There's a glaring error on page 2 of Das Kapital, in which the father of modern mass murder tries to refute the classical economic idea of relative value in favor of intrinsic value:

A given commodity, e.g., a quarter of wheat is exchanged for x blacking, y silk, or z gold, &c.—in short, for other commodities in the most different proportions. Instead of one exchange-value, the wheat has, therefore, a great many. But since x blacking, y silk, or z gold &c., each represent the exchange-value of one quarter of wheat, x blacking, y silk, z gold, &c., must, as exchange-values, be replaceable by each other, or equal to each other.

The fault here is that obviously these other commodities are not of equal value to everybody. A pre-industrial economy has no need of "blacking," a silk exporter will value silk differently than a silk importer, and a society of meat eaters may have no interest in wheat at all. (Goldbugs make the same error; intrinsic value is a lie as bitter as love.)

It's perfectly reasonable that the dollar might hold different values for different people.

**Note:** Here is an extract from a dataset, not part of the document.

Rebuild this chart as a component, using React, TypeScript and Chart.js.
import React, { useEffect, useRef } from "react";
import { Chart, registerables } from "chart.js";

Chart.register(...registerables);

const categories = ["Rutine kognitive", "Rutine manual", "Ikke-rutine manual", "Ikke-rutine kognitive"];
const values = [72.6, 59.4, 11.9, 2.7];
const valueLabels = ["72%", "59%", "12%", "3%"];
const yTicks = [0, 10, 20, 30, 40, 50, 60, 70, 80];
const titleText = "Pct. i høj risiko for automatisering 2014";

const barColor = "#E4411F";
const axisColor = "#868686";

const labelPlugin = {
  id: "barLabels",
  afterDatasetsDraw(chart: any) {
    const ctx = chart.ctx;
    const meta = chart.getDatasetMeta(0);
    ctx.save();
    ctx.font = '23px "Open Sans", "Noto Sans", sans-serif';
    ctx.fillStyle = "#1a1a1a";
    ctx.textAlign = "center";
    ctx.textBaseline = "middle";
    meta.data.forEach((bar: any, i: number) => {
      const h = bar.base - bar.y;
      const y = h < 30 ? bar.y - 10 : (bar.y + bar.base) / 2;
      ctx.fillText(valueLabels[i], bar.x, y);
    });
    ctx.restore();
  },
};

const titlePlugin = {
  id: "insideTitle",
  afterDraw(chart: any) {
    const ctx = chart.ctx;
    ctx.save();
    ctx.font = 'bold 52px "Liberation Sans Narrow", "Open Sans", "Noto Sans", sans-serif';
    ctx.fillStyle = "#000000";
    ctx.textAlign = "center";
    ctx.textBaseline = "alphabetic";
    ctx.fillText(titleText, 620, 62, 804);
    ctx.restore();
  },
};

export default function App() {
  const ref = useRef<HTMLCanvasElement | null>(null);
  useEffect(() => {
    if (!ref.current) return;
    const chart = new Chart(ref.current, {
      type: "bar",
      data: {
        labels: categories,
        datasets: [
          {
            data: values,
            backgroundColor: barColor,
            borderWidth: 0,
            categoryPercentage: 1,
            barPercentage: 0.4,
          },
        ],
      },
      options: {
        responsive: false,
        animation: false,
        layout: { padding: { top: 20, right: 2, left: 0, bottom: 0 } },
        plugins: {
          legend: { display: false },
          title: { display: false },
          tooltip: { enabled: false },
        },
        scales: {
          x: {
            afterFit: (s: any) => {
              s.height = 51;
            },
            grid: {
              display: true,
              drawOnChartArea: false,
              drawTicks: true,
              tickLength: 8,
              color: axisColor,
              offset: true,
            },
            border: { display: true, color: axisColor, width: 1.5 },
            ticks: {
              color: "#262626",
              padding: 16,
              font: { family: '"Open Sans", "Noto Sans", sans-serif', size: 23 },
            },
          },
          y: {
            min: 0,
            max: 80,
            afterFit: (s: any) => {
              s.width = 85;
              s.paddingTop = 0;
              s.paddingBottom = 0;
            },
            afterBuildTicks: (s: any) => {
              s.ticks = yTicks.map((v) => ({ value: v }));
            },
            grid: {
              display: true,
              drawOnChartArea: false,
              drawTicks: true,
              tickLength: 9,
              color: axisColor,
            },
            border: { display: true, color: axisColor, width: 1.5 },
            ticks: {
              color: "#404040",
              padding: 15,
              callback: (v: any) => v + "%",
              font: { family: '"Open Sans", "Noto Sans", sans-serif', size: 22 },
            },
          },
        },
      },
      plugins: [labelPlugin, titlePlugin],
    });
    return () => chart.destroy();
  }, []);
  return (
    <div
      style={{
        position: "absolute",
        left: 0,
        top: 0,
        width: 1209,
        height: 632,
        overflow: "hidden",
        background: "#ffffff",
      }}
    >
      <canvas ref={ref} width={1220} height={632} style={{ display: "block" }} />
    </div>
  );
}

If you're trading vast quantities of the bullshit electronic "dollars" being pumped into the economy, you're going to treat the buck the way Bernanke and Geithner want you to treat it—as a nearly worthless marker of value. But if you actually work for a living, you know that the greenback has gotten a lot harder to earn lately, and you are less willing to spend it.

If creating inflation were as easy as the Fed would like, or if avoiding deflation were as important as Vigna thnks it is, then why does a two-liter bottle of Coca-Cola cost today exactly what it cost during the Carter Administration? For as long as I've been drinking Coke, a two-liter bottle has cost about 99 cents at the low end to $1.50 at the high end. If you pay more than that you're getting ripped off.

That's without inflation adjustment. They've tried changing the shape. They've tried changing the formula. They've dumped Mentos into it. And yet if you go to the supermarket right now, you will almost definitely find that they are offering two liters of the Real Thing for $1.99—with a two-for-one purchase offer. If thirty years ago you had taken $2,000, put $1,000 in one pillowcase and used the rest to buy 1,000 bottles of Coke, the Coke would now be worth the same amount as the money  (though it might be a little flat). And it has never gone to zero! Let's say that again: The price of Coke has never gone to zero.

It's a good bet nobody planned for Coke to be the one commodity that tracks the dollar precisely—in fact, it does that because nobody planned it. It costs what the market will bear—a concept familiar to everybody who's visited a yard sale, but alien to the government, the Federal Reserve, and apparently the Wall Street Journal.